(STATED EXERCISE) Look through the records below and collect all lines that hold the string "code".
========================
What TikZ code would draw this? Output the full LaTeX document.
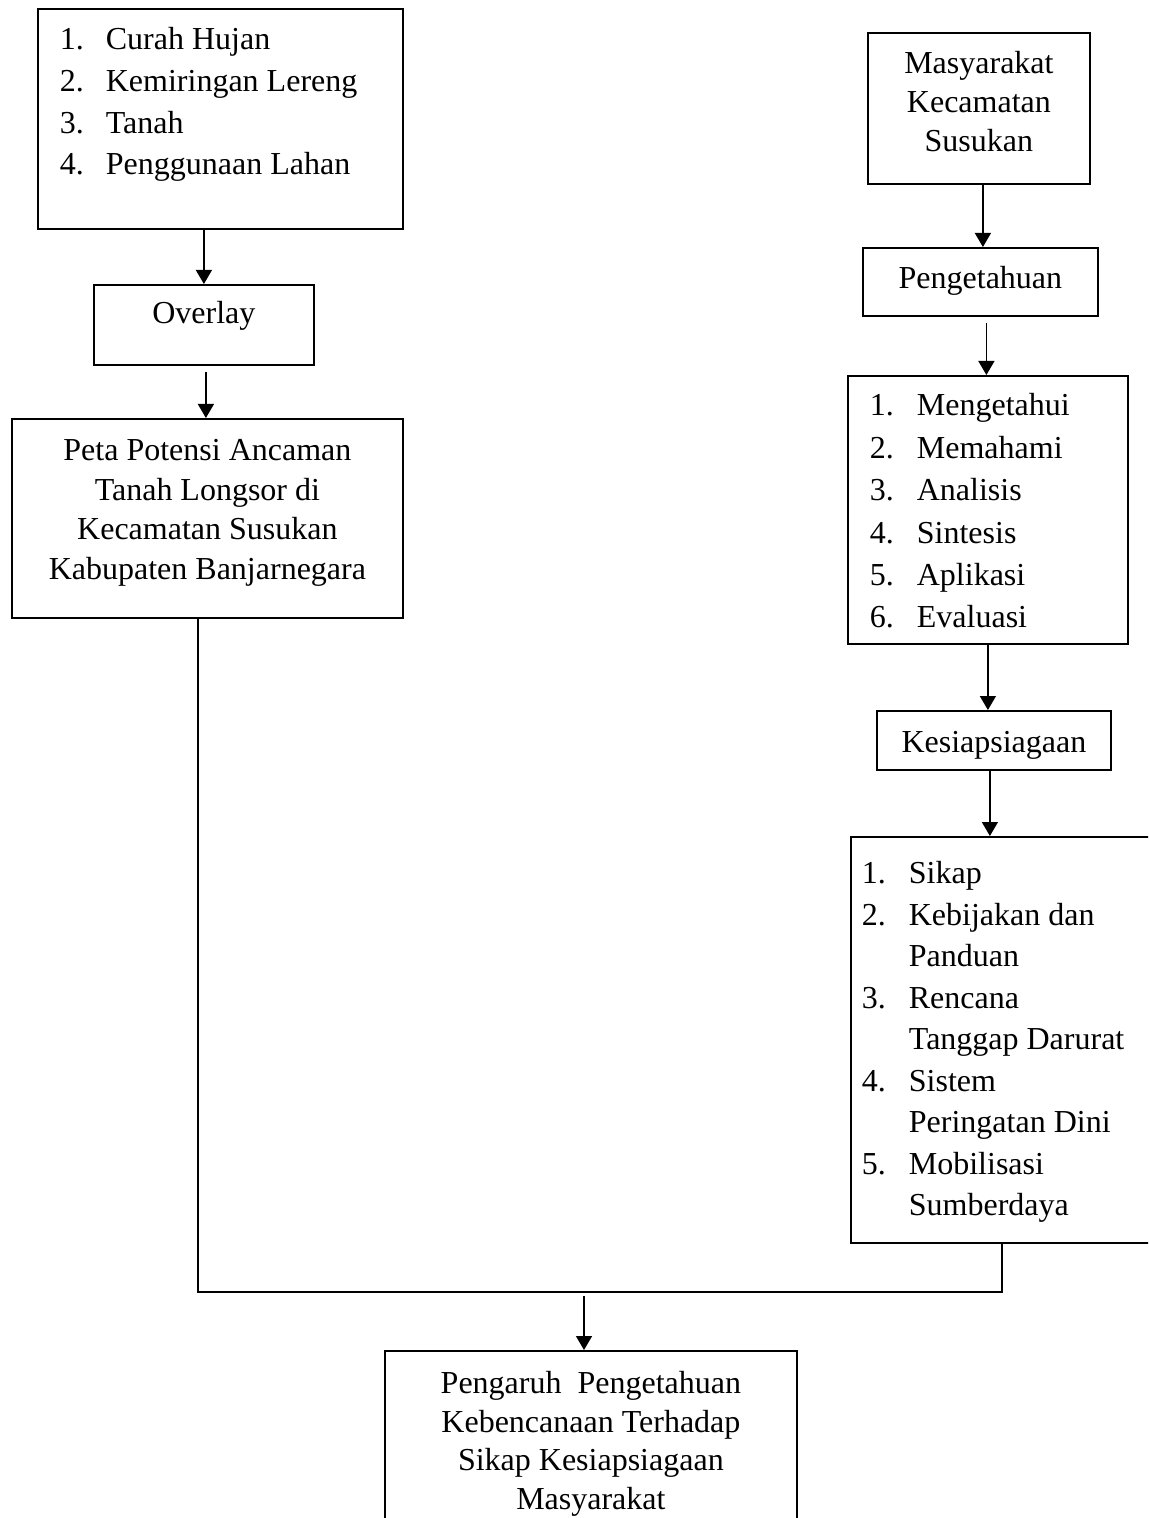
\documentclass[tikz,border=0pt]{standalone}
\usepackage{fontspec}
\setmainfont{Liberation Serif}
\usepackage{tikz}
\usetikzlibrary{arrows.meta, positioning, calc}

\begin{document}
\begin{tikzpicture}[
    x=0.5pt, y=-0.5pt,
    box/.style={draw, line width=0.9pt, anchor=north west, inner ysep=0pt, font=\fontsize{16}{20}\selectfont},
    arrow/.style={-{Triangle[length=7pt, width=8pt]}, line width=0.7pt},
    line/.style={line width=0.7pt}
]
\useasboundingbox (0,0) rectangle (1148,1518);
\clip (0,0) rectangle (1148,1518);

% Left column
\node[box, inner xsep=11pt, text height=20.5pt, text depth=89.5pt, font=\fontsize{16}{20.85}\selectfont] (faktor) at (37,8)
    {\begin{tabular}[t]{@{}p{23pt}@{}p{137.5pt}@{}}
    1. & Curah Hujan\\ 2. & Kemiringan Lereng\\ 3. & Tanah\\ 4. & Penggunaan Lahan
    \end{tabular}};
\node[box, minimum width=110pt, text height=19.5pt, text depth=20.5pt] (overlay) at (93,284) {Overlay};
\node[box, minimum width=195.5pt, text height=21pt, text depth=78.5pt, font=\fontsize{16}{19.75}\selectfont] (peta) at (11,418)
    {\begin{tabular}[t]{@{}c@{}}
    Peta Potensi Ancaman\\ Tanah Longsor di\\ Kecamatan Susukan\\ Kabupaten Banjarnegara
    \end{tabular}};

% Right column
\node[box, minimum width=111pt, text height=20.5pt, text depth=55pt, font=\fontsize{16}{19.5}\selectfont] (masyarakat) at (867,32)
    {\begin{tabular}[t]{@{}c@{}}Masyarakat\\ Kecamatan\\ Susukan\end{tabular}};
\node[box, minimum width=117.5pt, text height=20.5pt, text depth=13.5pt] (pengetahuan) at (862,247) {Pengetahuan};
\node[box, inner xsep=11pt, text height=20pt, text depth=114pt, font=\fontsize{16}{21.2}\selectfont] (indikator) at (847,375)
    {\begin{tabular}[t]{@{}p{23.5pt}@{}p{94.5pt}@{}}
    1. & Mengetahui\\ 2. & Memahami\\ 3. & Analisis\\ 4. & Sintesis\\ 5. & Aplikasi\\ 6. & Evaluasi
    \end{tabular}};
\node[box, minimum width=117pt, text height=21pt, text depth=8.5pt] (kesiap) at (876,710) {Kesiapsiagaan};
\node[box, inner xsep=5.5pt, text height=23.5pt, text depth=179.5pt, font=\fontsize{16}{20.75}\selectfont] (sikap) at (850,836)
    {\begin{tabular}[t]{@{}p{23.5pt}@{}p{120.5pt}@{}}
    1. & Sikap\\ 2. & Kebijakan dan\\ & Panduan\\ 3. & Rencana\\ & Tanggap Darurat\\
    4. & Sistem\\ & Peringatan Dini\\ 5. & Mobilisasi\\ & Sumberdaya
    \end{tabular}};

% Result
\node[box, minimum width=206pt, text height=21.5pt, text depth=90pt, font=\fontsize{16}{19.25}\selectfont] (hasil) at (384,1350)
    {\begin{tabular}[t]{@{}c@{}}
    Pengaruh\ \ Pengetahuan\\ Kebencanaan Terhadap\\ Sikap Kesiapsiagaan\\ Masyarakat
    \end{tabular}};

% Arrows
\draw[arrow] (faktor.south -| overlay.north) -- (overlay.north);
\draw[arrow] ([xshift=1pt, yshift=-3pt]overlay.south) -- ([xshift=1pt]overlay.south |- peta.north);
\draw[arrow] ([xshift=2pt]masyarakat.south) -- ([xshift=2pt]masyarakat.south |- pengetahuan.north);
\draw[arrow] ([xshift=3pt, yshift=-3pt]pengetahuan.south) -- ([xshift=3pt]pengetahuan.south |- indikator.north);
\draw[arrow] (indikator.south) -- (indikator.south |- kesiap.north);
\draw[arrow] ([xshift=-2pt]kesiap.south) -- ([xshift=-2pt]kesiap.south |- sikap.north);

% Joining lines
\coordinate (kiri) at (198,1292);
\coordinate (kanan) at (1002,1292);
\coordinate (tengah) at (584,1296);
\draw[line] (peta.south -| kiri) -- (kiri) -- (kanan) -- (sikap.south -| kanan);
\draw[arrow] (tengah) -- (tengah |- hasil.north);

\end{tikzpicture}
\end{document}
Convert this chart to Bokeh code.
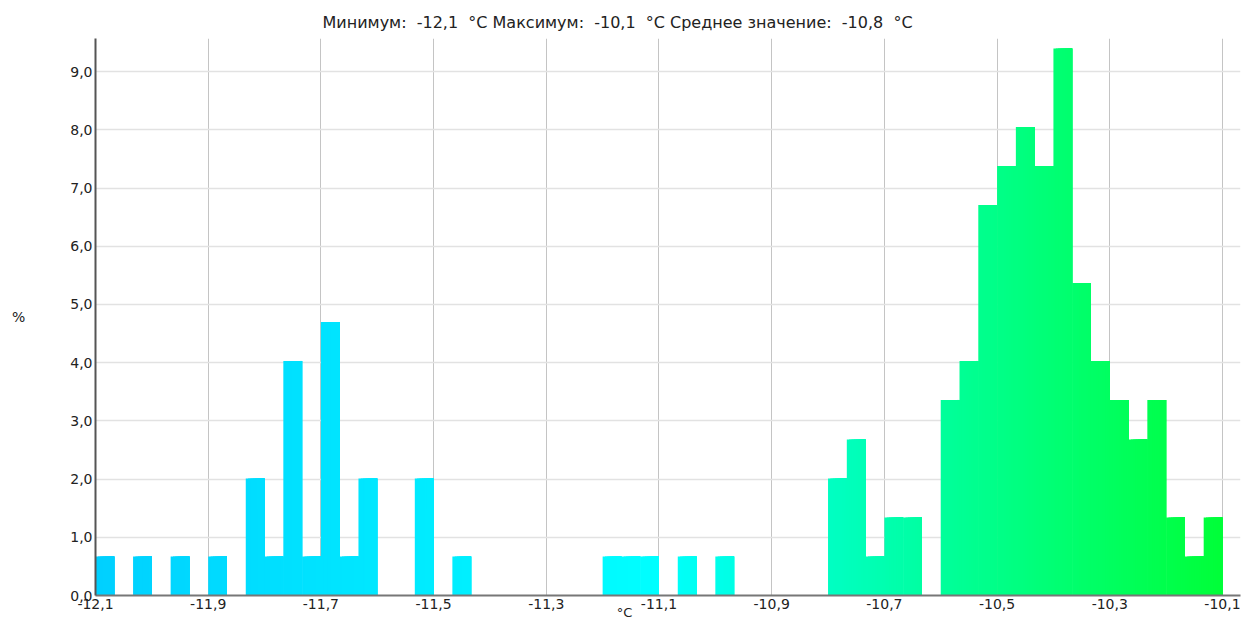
========================
(EXERCISE SOLUTION)
What TikZ code would draw this? Output the full LaTeX document.
Convert this chart to Bokeh code.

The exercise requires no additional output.